▶ _Excerpted data_:
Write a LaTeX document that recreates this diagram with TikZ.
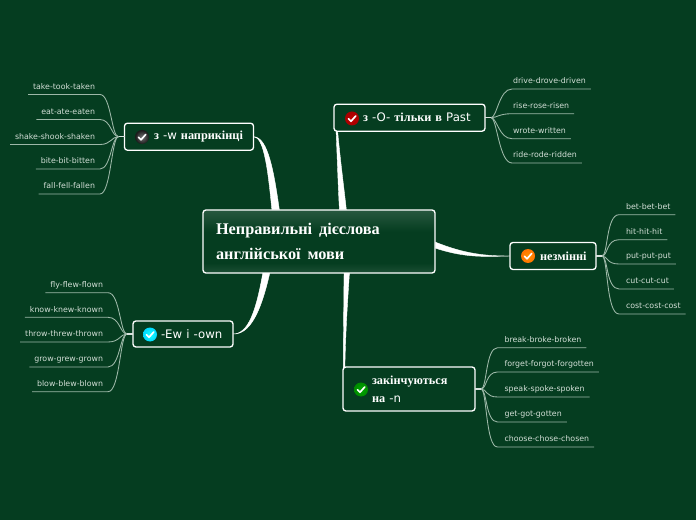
---
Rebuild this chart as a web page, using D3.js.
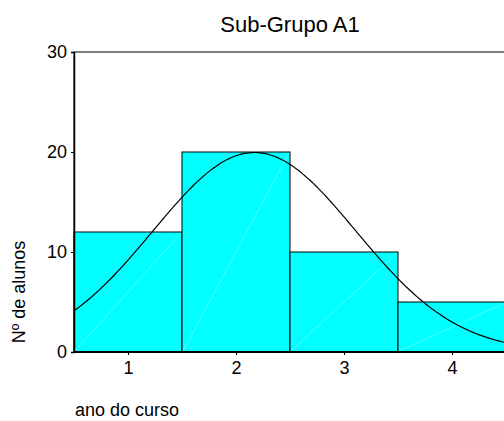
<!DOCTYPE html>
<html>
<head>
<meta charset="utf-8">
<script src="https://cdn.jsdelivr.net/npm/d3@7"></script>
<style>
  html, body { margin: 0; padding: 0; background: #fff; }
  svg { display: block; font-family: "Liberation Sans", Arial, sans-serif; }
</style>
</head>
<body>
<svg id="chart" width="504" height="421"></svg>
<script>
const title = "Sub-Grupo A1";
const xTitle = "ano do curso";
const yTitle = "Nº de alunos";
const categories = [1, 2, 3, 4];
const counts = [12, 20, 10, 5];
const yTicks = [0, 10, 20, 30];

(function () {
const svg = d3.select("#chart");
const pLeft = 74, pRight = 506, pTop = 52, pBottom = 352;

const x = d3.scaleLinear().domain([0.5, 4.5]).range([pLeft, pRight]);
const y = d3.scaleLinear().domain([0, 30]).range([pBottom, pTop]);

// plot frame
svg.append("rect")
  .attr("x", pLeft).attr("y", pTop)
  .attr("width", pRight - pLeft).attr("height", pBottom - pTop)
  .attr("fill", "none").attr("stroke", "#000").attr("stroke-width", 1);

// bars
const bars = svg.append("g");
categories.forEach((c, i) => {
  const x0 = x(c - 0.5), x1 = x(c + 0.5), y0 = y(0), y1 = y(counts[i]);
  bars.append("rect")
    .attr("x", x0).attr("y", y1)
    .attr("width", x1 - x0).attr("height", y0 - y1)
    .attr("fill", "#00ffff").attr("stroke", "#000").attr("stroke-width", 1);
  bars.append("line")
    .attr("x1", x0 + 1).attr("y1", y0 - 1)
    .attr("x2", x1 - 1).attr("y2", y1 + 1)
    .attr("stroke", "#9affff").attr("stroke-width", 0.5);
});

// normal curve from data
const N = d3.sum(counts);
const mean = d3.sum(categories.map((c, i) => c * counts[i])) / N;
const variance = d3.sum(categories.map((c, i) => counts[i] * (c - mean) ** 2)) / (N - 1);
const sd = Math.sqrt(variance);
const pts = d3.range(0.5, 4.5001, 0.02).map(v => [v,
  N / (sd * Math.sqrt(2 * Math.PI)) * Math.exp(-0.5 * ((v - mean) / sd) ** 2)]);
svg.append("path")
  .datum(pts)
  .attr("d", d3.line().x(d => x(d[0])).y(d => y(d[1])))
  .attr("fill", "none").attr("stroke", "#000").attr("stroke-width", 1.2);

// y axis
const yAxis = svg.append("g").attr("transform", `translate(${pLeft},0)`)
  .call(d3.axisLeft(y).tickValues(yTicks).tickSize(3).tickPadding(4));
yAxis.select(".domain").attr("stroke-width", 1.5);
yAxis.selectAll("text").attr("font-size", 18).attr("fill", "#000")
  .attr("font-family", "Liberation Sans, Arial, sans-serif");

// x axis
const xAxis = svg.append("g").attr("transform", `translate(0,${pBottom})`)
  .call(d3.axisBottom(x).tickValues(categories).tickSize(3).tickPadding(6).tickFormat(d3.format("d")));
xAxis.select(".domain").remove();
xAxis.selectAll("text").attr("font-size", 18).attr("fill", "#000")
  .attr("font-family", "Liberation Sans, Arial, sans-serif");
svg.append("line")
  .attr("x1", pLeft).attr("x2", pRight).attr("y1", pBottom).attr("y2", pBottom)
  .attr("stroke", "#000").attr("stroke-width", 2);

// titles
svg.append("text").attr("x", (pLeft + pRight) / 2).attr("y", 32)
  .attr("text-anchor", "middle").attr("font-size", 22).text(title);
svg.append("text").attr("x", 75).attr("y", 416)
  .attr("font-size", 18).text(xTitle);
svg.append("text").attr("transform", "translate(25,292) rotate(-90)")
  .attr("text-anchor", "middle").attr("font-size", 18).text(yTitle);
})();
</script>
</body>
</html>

▶ _Task to complete_:
Copy down every line of the entries containing the word "this".

▶ _Solved exercise_:
Write a LaTeX document that recreates this diagram with TikZ.
Rebuild this chart as a web page, using D3.js.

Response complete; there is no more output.